In Mexico, political risks continue ahead of next year’s elections as AMLO readies electoral, national guard, and judicial reforms for February. Instead of waiting for the possibility that Morena’s coalition gets a 2/3rds qualified majority that would permit constitutional reforms in the 2024 elections, the Pres seems to be taking advantage of the fact that Movimiento Ciudadano has split from the (very loose) congressional opposition. Were the whole of the MC to join Morena’s alliance, this bloc would have a qualified majority in the Senate, but not in the Lower House. Still, we do not know who (if at all?) will run for the MC in 2024 after Garcia returned to the Nuevo Leon governorship. This was after he was (very briefly) replaced by a state opposition candidate—which was what put the MC over the edge to divorce its ‘allies’ in the national legislature.

 

We got Colombian inflation data after the close yesterday, so local markets will be unable to react to it until Monday given holiday closures today. The data came pretty much in line with expectations in headline terms (10.15% vs 10.17% medina) but the core reding exceeded estimates and surprisingly accelerated to 10.61% from 10.51% (vs 10.39% median). Note, however, that Colombia’s main ‘core’ index only excludes food while keeping energy prices. The 5%+ m/m rise in electricity costs drove a large part of this beat, but rents also accelerated and added to ex. food inflation. CPI excluding food and regulated prices fell 0.3ppts to 9.00% y/y.

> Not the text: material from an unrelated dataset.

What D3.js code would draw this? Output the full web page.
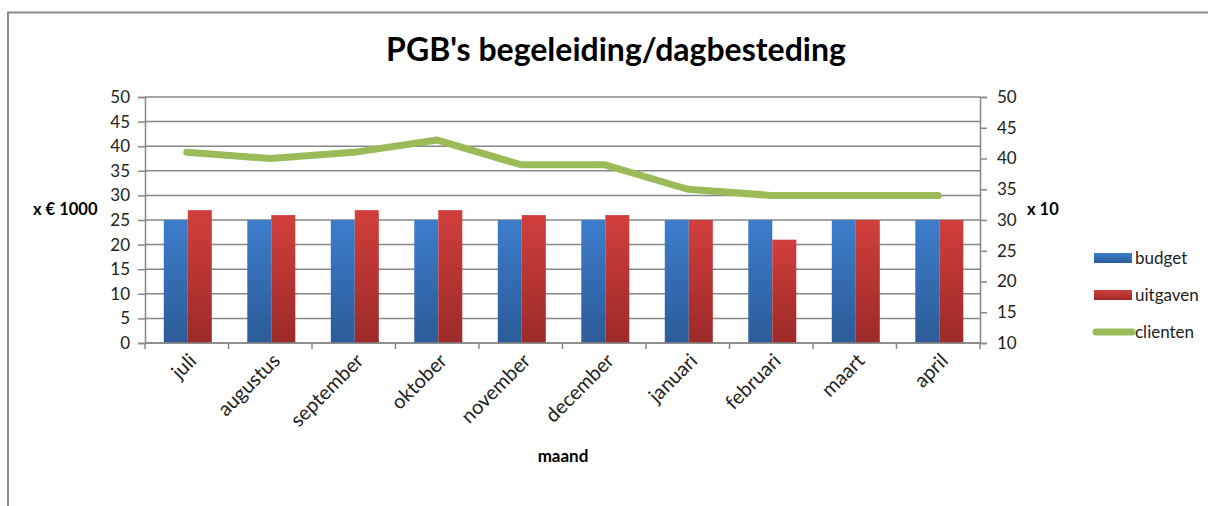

Our economists in Colombia see that, all in all, headline inflation continues its gradual while core inflation sends mixed signals. The year-to-date appreciation of the COP has helped on the tradable goods inflation front, but non tradable components, especially rent fees, continue to show indexation effects, and regulated prices remain a big impediment for the convergence of inflation to target. November CPI has something for both sides of BanRep’s board. will give arguments to both sides of the board. Headline inflation should close 2023 below 10%, but hawks will point to persistently sticky core inflation. In their words, they “continue to think that the recent economic activity deceleration plus the current account deficit coming in well below BanRep expectations will give enough arguments to start a very gradual easing cycle and cut the benchmark rate by 25bps at the December 19th meeting, but we know that it will be a close call.”

—Juan Manuel Herrera

 

MEXICO: INFLATION ACCELERATED LESS THAN EXPECTED IN NOVEMBER

In November, inflation accelerated to 4.32% y/y from 4.26% (4.4% consensus), breaking its 13-month trend of declining (chart 1). However, core inflation moderated to 5.30% y/y from 5.50% (5.34% consensus), derived from a slowdown in both merchandise to 5.33% (5.64% previously), and services 5.28% (5.34% previously), see table 1. The non-core rose 1.43% y/y from 0.56%, with energy and government rates rising 0.24% (-0.35% previously), and agriculture 2.85% (1.62% previously). In its monthly comparison, headline inflation rose to 0.64% m/m (0.38% previously, 0.72% consensus), core inflation had a smaller increase of 0.26% m/m (0.39% previously, 0.30% consensus), with a greater pace in goods and services. Finally, the non-core accelerated to 1.81% m/m (0.34% previously).

Chart 1: Mexico: Monthly Inflation & its Main Components
Table 1: Mexico

The trajectory of non-core inflation is meeting our expectations related to upward risks for next year (chart 1), since in previous statements we mentioned that the abnormally low prints in non-core items have supported headline inflation to decelerate faster, however this might not be the case in the short term. We believe that this behaviour will continue in the coming months, leading to inflation remaining above 4.0%.

As for the core inflation, stickier dynamics remain as the main upside risk in the outlook (chart 1 again). Particularly, services have shown a strong persistence of high levels and cost pressures represent another important risk as wages continue to increase above inflation. For the next year, we expect economic activity to continue with significant increases within the first half of 2024 adding to the risk of stickiness in inflation.